[YOUR GOAL]
Your task is to give the listing below back word for word, pictures excluded.

########

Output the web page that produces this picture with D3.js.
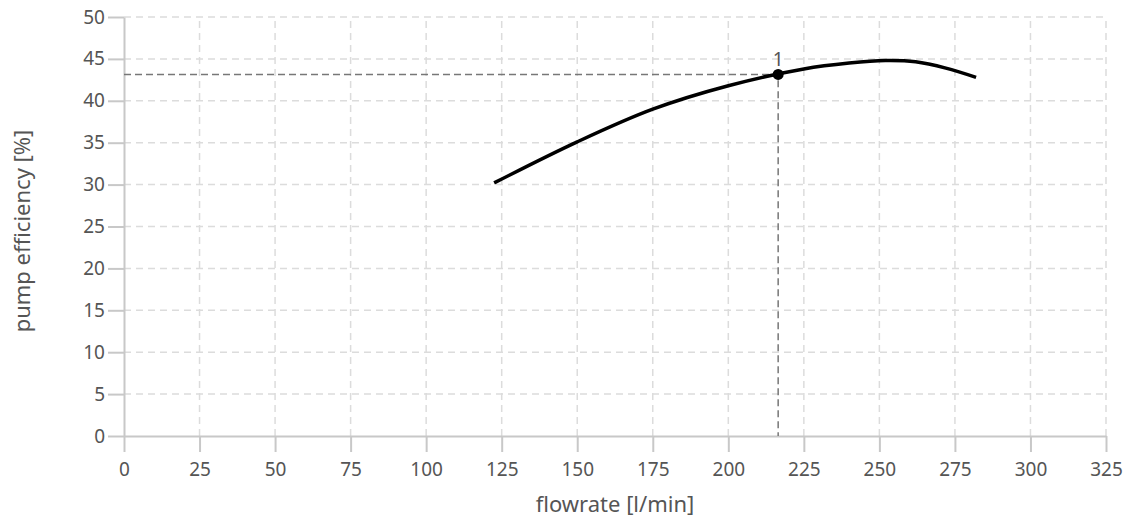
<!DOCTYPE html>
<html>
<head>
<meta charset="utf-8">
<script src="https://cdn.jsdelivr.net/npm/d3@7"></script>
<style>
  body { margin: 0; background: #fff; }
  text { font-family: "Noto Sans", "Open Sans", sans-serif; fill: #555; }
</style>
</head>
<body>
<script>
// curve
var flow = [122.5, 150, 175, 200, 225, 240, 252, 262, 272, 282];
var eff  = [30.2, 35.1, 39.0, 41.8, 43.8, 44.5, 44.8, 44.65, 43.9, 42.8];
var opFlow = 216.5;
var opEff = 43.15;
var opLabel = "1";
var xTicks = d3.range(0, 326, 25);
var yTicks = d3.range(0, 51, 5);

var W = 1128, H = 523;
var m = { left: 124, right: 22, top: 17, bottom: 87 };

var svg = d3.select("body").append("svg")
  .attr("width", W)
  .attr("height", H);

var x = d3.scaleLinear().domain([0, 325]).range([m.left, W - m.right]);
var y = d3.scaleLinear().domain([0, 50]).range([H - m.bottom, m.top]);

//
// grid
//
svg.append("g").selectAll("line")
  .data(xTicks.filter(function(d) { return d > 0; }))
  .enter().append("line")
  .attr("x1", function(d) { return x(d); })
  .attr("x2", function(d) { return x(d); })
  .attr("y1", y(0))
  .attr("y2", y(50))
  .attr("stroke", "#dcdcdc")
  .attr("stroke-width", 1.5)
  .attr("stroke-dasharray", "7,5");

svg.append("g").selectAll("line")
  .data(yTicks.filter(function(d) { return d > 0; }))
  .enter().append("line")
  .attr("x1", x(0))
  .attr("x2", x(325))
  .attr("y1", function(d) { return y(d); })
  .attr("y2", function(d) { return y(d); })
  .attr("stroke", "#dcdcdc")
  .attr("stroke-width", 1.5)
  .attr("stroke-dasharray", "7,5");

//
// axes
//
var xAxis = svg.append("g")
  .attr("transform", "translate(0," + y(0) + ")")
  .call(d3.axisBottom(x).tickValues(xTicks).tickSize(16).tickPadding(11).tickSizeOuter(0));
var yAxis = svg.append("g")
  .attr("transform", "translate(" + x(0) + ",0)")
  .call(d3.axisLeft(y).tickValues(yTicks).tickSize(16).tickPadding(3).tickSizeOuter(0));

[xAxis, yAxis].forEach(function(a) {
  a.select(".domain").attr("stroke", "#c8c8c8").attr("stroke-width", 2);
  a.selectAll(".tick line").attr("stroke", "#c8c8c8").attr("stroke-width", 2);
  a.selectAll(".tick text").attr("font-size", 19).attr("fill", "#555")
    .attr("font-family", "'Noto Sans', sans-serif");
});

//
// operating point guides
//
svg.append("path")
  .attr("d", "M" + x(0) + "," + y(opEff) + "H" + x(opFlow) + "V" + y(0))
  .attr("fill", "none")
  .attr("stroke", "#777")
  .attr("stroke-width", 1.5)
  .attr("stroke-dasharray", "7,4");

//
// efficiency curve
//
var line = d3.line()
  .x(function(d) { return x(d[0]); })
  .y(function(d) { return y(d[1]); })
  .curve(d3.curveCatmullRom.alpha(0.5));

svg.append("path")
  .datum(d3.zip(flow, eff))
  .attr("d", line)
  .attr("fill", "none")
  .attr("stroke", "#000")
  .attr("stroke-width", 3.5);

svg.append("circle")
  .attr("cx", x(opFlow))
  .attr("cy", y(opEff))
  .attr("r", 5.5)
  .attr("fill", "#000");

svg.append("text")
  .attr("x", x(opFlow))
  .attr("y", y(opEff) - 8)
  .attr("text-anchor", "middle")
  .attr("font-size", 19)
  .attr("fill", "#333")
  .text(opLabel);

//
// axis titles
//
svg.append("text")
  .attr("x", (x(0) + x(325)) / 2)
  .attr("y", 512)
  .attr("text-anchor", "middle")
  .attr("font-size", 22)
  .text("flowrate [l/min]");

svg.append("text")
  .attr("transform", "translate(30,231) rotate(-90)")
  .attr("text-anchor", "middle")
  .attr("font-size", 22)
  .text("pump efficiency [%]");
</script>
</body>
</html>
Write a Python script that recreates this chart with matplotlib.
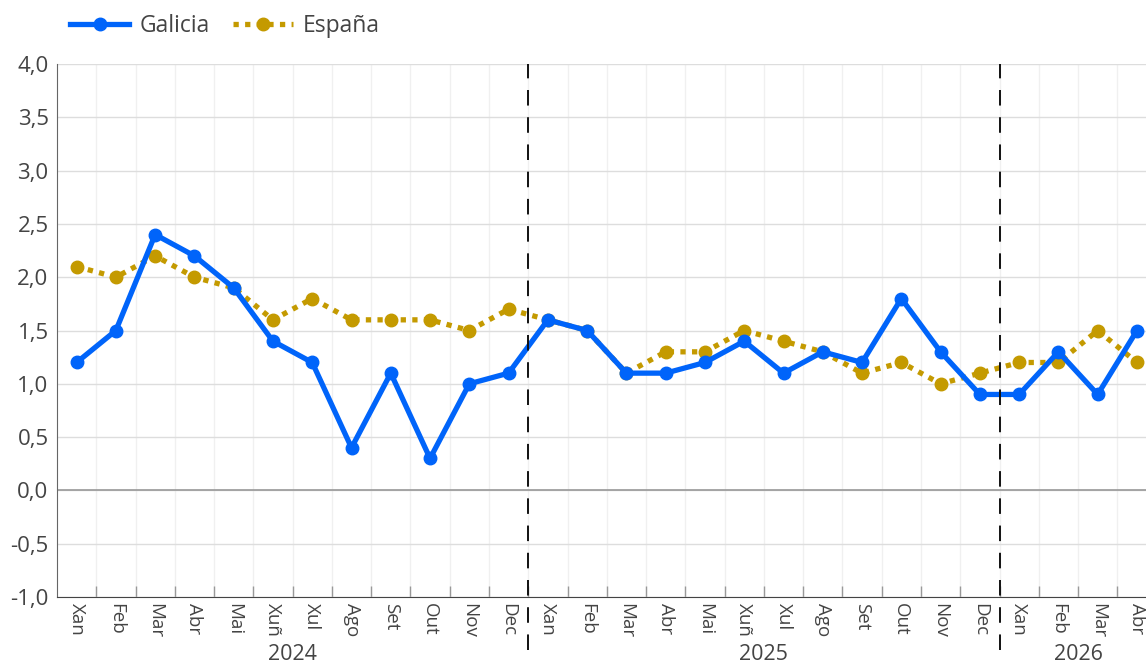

########

[THE ANSWER]
Output the web page that produces this picture with D3.js.
<!DOCTYPE html>
<html>
<head>
<meta charset="utf-8">
<script src="https://cdn.jsdelivr.net/npm/d3@7"></script>
<style>
  body { margin: 0; background: #fff; }
  text { font-family: "Noto Sans", "Open Sans", sans-serif; fill: #555; }
</style>
</head>
<body>
<script>
// curve
var flow = [122.5, 150, 175, 200, 225, 240, 252, 262, 272, 282];
var eff  = [30.2, 35.1, 39.0, 41.8, 43.8, 44.5, 44.8, 44.65, 43.9, 42.8];
var opFlow = 216.5;
var opEff = 43.15;
var opLabel = "1";
var xTicks = d3.range(0, 326, 25);
var yTicks = d3.range(0, 51, 5);

var W = 1128, H = 523;
var m = { left: 124, right: 22, top: 17, bottom: 87 };

var svg = d3.select("body").append("svg")
  .attr("width", W)
  .attr("height", H);

var x = d3.scaleLinear().domain([0, 325]).range([m.left, W - m.right]);
var y = d3.scaleLinear().domain([0, 50]).range([H - m.bottom, m.top]);

//
// grid
//
svg.append("g").selectAll("line")
  .data(xTicks.filter(function(d) { return d > 0; }))
  .enter().append("line")
  .attr("x1", function(d) { return x(d); })
  .attr("x2", function(d) { return x(d); })
  .attr("y1", y(0))
  .attr("y2", y(50))
  .attr("stroke", "#dcdcdc")
  .attr("stroke-width", 1.5)
  .attr("stroke-dasharray", "7,5");

svg.append("g").selectAll("line")
  .data(yTicks.filter(function(d) { return d > 0; }))
  .enter().append("line")
  .attr("x1", x(0))
  .attr("x2", x(325))
  .attr("y1", function(d) { return y(d); })
  .attr("y2", function(d) { return y(d); })
  .attr("stroke", "#dcdcdc")
  .attr("stroke-width", 1.5)
  .attr("stroke-dasharray", "7,5");

//
// axes
//
var xAxis = svg.append("g")
  .attr("transform", "translate(0," + y(0) + ")")
  .call(d3.axisBottom(x).tickValues(xTicks).tickSize(16).tickPadding(11).tickSizeOuter(0));
var yAxis = svg.append("g")
  .attr("transform", "translate(" + x(0) + ",0)")
  .call(d3.axisLeft(y).tickValues(yTicks).tickSize(16).tickPadding(3).tickSizeOuter(0));

[xAxis, yAxis].forEach(function(a) {
  a.select(".domain").attr("stroke", "#c8c8c8").attr("stroke-width", 2);
  a.selectAll(".tick line").attr("stroke", "#c8c8c8").attr("stroke-width", 2);
  a.selectAll(".tick text").attr("font-size", 19).attr("fill", "#555")
    .attr("font-family", "'Noto Sans', sans-serif");
});

//
// operating point guides
//
svg.append("path")
  .attr("d", "M" + x(0) + "," + y(opEff) + "H" + x(opFlow) + "V" + y(0))
  .attr("fill", "none")
  .attr("stroke", "#777")
  .attr("stroke-width", 1.5)
  .attr("stroke-dasharray", "7,4");

//
// efficiency curve
//
var line = d3.line()
  .x(function(d) { return x(d[0]); })
  .y(function(d) { return y(d[1]); })
  .curve(d3.curveCatmullRom.alpha(0.5));

svg.append("path")
  .datum(d3.zip(flow, eff))
  .attr("d", line)
  .attr("fill", "none")
  .attr("stroke", "#000")
  .attr("stroke-width", 3.5);

svg.append("circle")
  .attr("cx", x(opFlow))
  .attr("cy", y(opEff))
  .attr("r", 5.5)
  .attr("fill", "#000");

svg.append("text")
  .attr("x", x(opFlow))
  .attr("y", y(opEff) - 8)
  .attr("text-anchor", "middle")
  .attr("font-size", 19)
  .attr("fill", "#333")
  .text(opLabel);

//
// axis titles
//
svg.append("text")
  .attr("x", (x(0) + x(325)) / 2)
  .attr("y", 512)
  .attr("text-anchor", "middle")
  .attr("font-size", 22)
  .text("flowrate [l/min]");

svg.append("text")
  .attr("transform", "translate(30,231) rotate(-90)")
  .attr("text-anchor", "middle")
  .attr("font-size", 22)
  .text("pump efficiency [%]");
</script>
</body>
</html>
Write a Python script that recreates this chart with matplotlib.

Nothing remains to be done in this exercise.